**TASK TO CARRY OUT:** What are the lines from the one with "Write a LaTeX" through the one with "(0,0) rectangle (25.805,11.108);", inclusive? Output them exactly, and leave out the pictures.

**DATASET EXTRACT:**
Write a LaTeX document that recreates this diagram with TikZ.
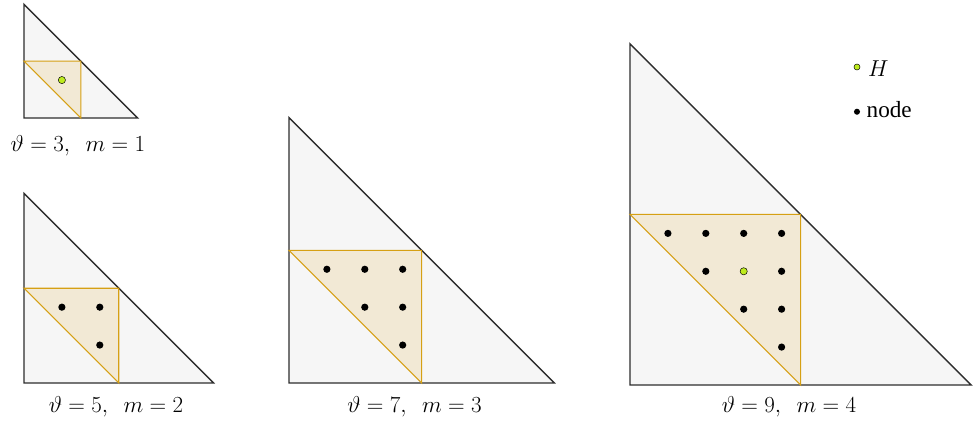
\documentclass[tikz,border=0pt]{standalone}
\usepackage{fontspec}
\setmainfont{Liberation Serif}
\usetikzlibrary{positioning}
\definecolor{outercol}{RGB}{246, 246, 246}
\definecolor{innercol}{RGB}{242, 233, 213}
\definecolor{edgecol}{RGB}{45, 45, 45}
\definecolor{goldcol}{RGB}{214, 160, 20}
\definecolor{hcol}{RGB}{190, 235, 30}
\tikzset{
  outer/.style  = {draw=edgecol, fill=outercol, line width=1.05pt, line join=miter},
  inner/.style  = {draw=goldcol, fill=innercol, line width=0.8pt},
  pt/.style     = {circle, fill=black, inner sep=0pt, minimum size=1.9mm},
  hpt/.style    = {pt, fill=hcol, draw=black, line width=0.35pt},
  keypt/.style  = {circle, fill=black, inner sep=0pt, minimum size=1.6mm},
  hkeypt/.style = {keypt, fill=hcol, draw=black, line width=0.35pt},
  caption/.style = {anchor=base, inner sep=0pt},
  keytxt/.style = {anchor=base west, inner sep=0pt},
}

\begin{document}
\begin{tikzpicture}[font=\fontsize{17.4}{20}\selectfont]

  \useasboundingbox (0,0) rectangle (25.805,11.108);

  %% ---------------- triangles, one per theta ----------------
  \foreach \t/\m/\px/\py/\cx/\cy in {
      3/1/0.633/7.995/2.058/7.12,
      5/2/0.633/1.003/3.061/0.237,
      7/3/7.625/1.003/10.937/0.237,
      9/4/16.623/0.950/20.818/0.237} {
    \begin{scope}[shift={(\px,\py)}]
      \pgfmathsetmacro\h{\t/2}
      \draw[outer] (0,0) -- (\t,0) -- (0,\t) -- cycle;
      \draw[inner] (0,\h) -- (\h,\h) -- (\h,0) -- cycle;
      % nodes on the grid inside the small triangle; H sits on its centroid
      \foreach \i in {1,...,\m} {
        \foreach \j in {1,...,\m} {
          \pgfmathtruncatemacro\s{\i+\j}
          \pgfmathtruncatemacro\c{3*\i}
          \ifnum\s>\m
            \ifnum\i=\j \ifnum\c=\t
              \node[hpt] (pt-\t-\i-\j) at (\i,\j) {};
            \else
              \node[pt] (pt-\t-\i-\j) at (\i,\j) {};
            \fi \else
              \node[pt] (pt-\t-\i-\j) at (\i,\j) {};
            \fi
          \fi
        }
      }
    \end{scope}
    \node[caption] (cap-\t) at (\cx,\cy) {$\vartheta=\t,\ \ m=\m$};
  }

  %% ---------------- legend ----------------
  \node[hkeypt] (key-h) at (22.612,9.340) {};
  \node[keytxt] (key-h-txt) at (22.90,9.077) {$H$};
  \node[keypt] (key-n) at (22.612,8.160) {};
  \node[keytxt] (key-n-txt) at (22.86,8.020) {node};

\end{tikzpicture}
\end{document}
---
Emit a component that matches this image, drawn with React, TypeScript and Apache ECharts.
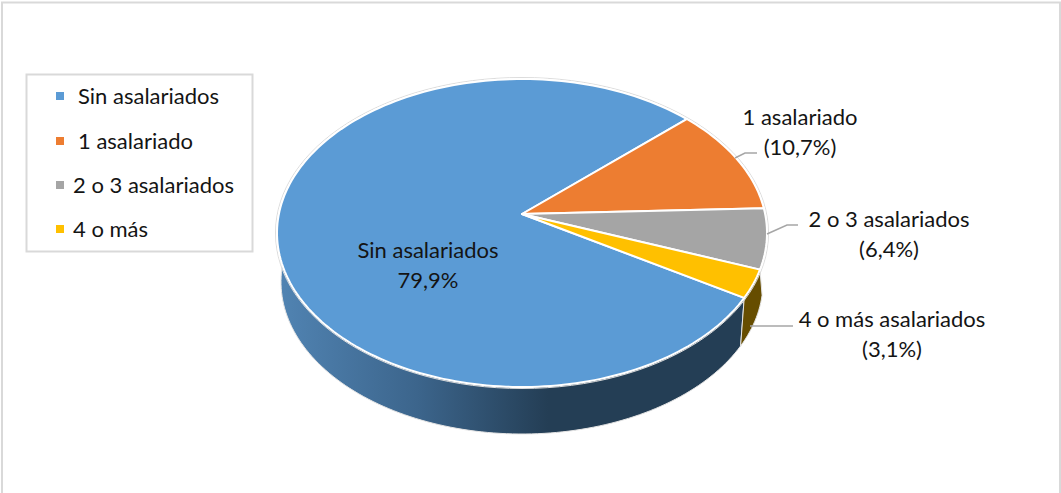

**ANSWER TO THIS PROBLEM:**
Write a LaTeX document that recreates this diagram with TikZ.
\documentclass[tikz,border=0pt]{standalone}
\usepackage{fontspec}
\setmainfont{Liberation Serif}
\usetikzlibrary{positioning}
\definecolor{outercol}{RGB}{246, 246, 246}
\definecolor{innercol}{RGB}{242, 233, 213}
\definecolor{edgecol}{RGB}{45, 45, 45}
\definecolor{goldcol}{RGB}{214, 160, 20}
\definecolor{hcol}{RGB}{190, 235, 30}
\tikzset{
  outer/.style  = {draw=edgecol, fill=outercol, line width=1.05pt, line join=miter},
  inner/.style  = {draw=goldcol, fill=innercol, line width=0.8pt},
  pt/.style     = {circle, fill=black, inner sep=0pt, minimum size=1.9mm},
  hpt/.style    = {pt, fill=hcol, draw=black, line width=0.35pt},
  keypt/.style  = {circle, fill=black, inner sep=0pt, minimum size=1.6mm},
  hkeypt/.style = {keypt, fill=hcol, draw=black, line width=0.35pt},
  caption/.style = {anchor=base, inner sep=0pt},
  keytxt/.style = {anchor=base west, inner sep=0pt},
}

\begin{document}
\begin{tikzpicture}[font=\fontsize{17.4}{20}\selectfont]

  \useasboundingbox (0,0) rectangle (25.805,11.108);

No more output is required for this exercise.